It is difficult, now, to separate the most famous Roman of them all from the most famous author of them all. For twenty generations, the Julius Caesar defined by Shakespeare has overwhelmed all other images of Caesar, so that it it is difficult to imagine the living man himself. Yet Shakespeare's Caesar, taken solely as biography, is deeply flawed. Caesar is portrayed as overtopping all his contemporaries, yet is also humorless, pompous, even self-importantly fearful; all attributes which friends and enemies in his own time would have found perplexingly off-base.
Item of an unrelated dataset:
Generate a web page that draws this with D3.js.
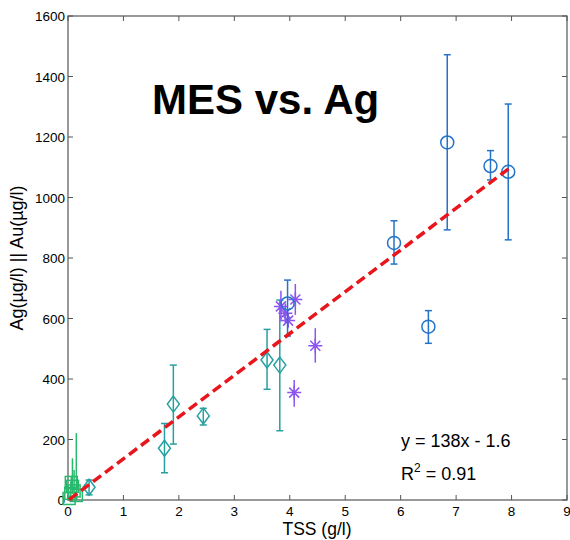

There is no hint of the personal charm, wit and magnetism for which he was notorious; of the cold-eyed conqueror who could tell a defiant subordinate that it was easier to kill him than to have to say so; of the teenage rebel refusing to do the bidding of the killer-dictator, Sulla; of the intellectual second only to Cicero as a speaker and writer.
The man himself was infinitely more complex and interesting than Shakespeare's version. Perhaps that is why, both because and in spite of Shakespeare, he is simply the best-recognized Roman in history.
When Caesar died in 44 BC, a great comet soon troubled the skies over Rome. No more superstitious people ever lived: even those who had bitterly opposed him and murdered him outside Pompey's Theater were awed by the implications when the heavens themselves "blazed forth the death of princes." Soon thereafter, for the first time in Roman history, a living man was deified; in the process, the man himself was lost to history.